# Day 26 and growing strong :D



## Bouq (Mar 18, 2006)

Out of the 3 plants i germinated and planted, only one is doing great, the other 2 are struggling along slowly but still growing. And the funny part, is the one that is flourishing is the one that went through bad shock and fell completely over and was touching the soil after I transplanted it. I propped it up against a popsicle stick and covered the entire stem up to the first set of leaves with soil. It slowed down for about a week and then took off again and is growing great. Its about 1ft or so tall with around 8-10 sets of leaves, most of the sets have 3 leaves and are growing the 4th and 5th ones now. I've had it on a 24/7 light schedule under 2, 4 ft. flouros, 40 watts each. I'm using miracle grow moisture control potting soil.
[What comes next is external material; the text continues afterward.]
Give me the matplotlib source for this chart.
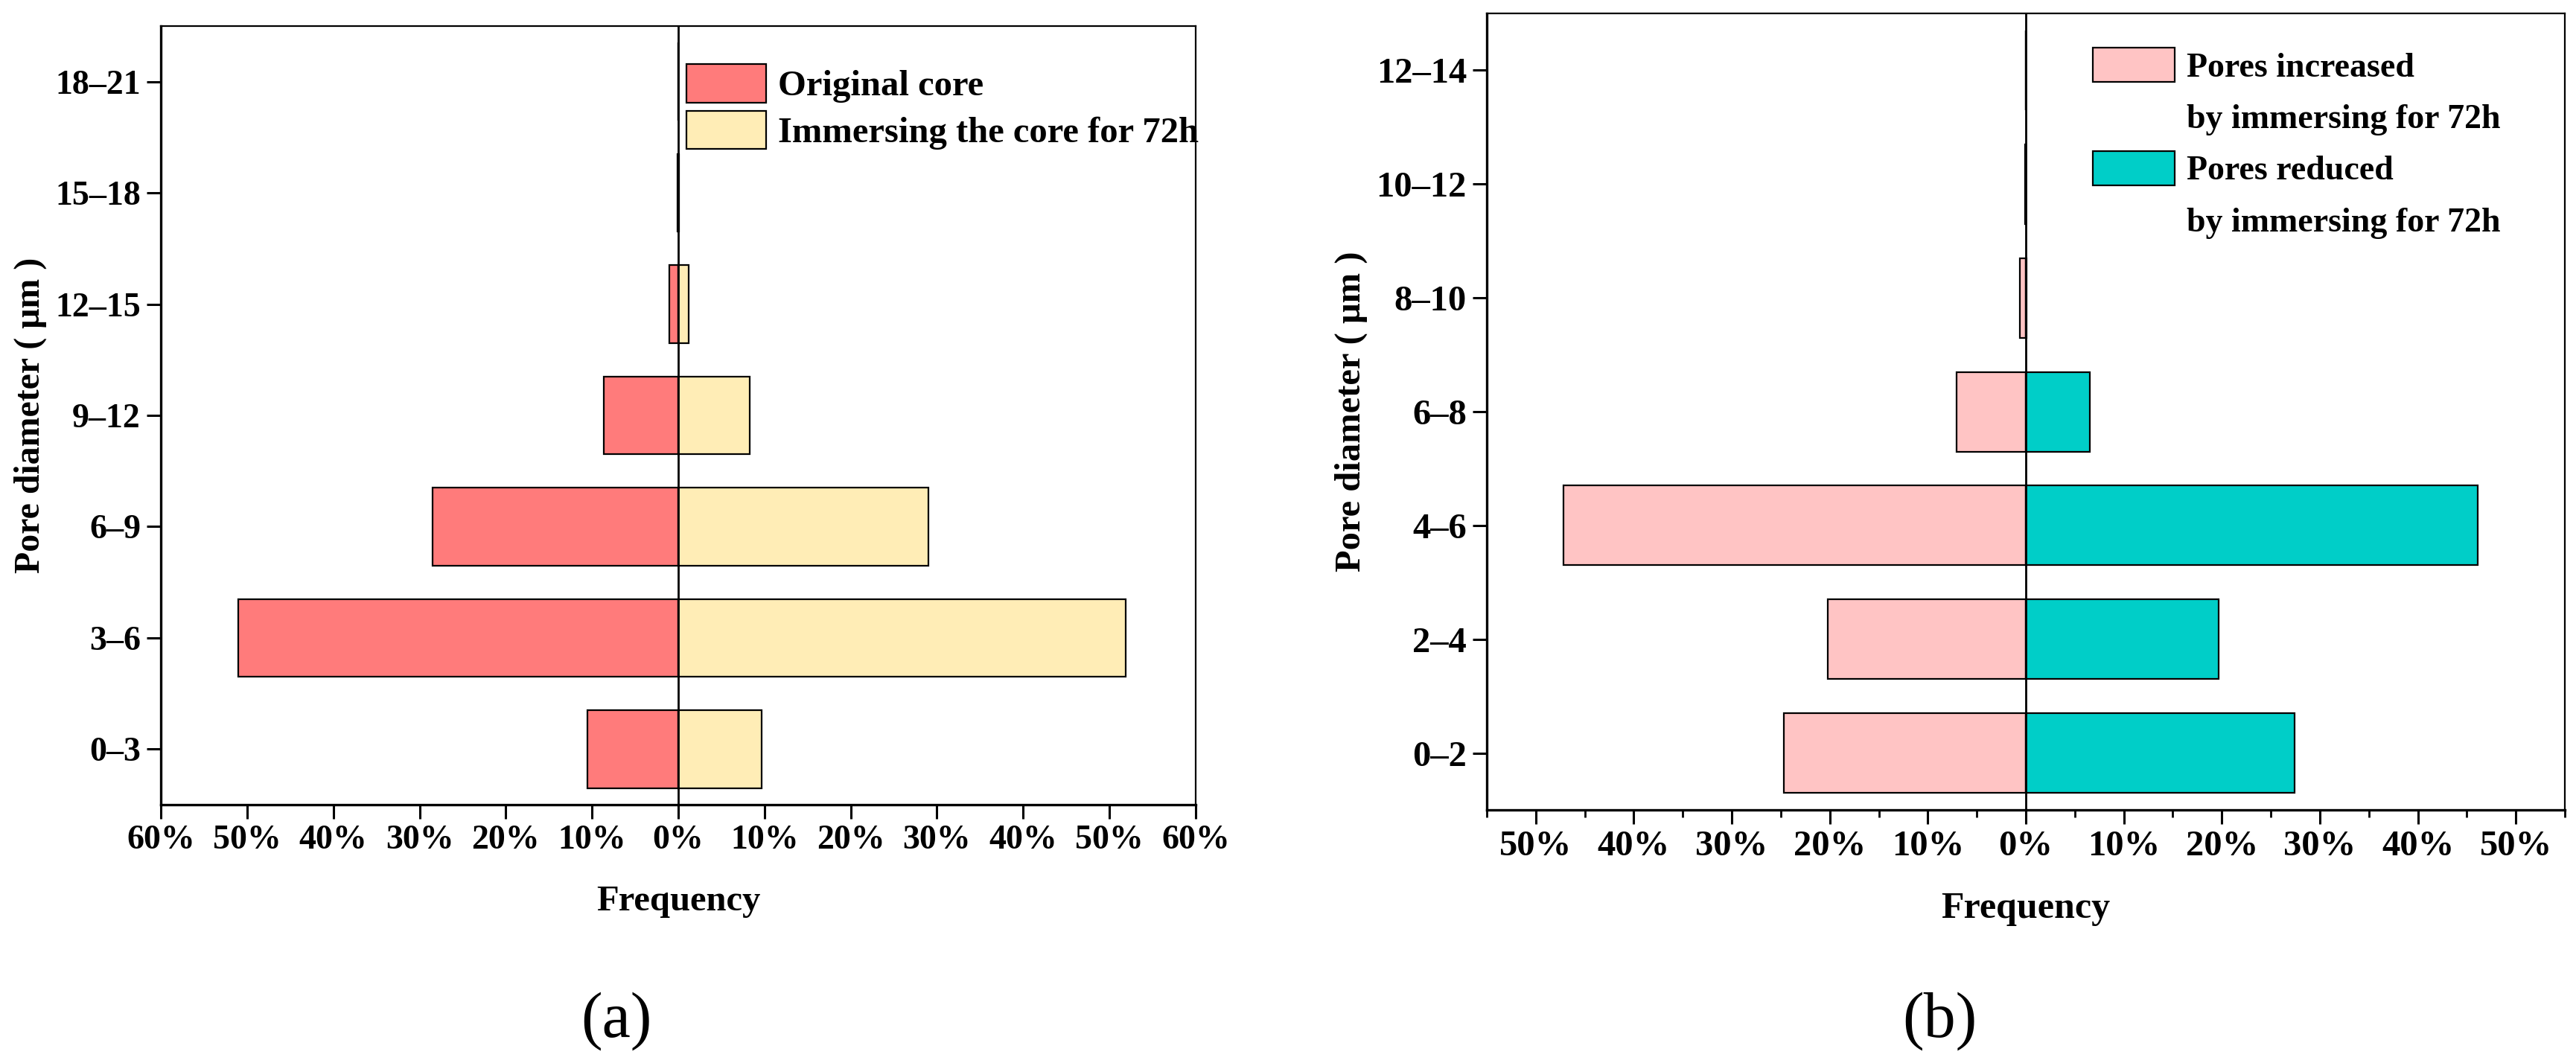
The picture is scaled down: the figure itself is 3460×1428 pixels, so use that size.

There is 2 fans in the grow room(which is a closet 2x4x8) one at the bottom blowing in cooler air and one at the top on a shelf blowing the warmer air out. I have pics on my digital camera but have not had a chance to get a usb cable to upload them onto the web. I had to leave the plants and my house at college with my neighbors watching them, but i'm not worried because they are in good hands (i hope). Very trustworthy people who wouldn't open their mouths. I will be back home on the 27th and will probably be putting them into flower 2 weeks or so after that. I am hoping to get an HPS before that for the flowering stage. This is my first grow and with all the knowledge i've gotten from this website (and the people on it) it is looking to be a good first try. Thanks again to all the people on this site who share their vast quantity of knowledge about cultivation with people like myself, we all appreciate it.


----------



## THE BROTHER'S GRUNT (Mar 19, 2006)

*sounds like you are doing a great job. be sure to get some pics up when you get the chance. *


----------